Pour les praticiens, plusieurs recommandations pratiques peuvent être formulées. La première consiste à adopter une approche analytique du litige, en décomposant systématiquement les différentes dimensions du conflit pour identifier les zones d’accord possible. Cette cartographie préalable du litige constitue un préalable indispensable à toute démarche transactionnelle partielle.

La seconde recommandation porte sur la temporalité de la transaction. L’expérience montre qu’une transaction partielle précoce, portant sur les points les moins contestés, peut créer une dynamique positive facilitant la résolution ultérieure des aspects plus complexes. Cette approche séquentielle permet de construire progressivement une solution globale sans attendre un hypothétique accord total.

Bonnes pratiques pour optimiser l’efficacité des transactions partielles

  • Réaliser un audit préalable du litige pour identifier les points susceptibles de transaction
  • Impliquer activement les décideurs dans le processus transactionnel partiel
  • Anticiper les implications fiscales et comptables des accords partiels
  • Prévoir des mécanismes de révision en cas d’évolution significative des circonstances

La formation des magistrats et des avocats aux spécificités de la transaction partielle homologuée constitue un enjeu majeur pour l’avenir. Le Conseil National des Barreaux et l’École Nationale de la Magistrature pourraient développer des modules spécifiques consacrés à cette pratique, afin d’en diffuser les techniques et d’en harmoniser la mise en œuvre sur l’ensemble du territoire.

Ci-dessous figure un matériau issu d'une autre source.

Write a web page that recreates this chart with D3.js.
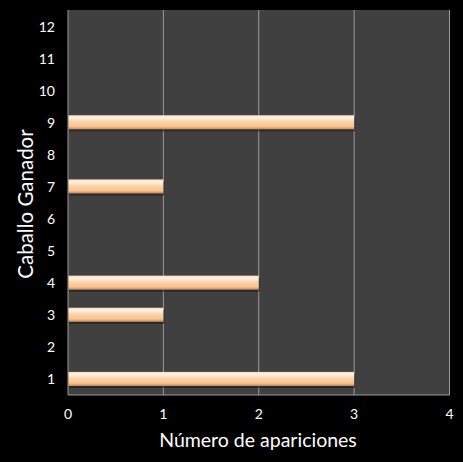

Face aux défis contemporains de la justice civile – engorgement des tribunaux, complexification des litiges, attentes accrues des justiciables – la transaction partielle homologuée apparaît comme une réponse adaptée, conjuguant les vertus de l’accord négocié et les garanties de la décision judiciaire. Son développement mérite d’être encouragé par une politique judiciaire ambitieuse, faisant de ce mécanisme hybride un pilier de la modernisation de notre système de résolution des conflits.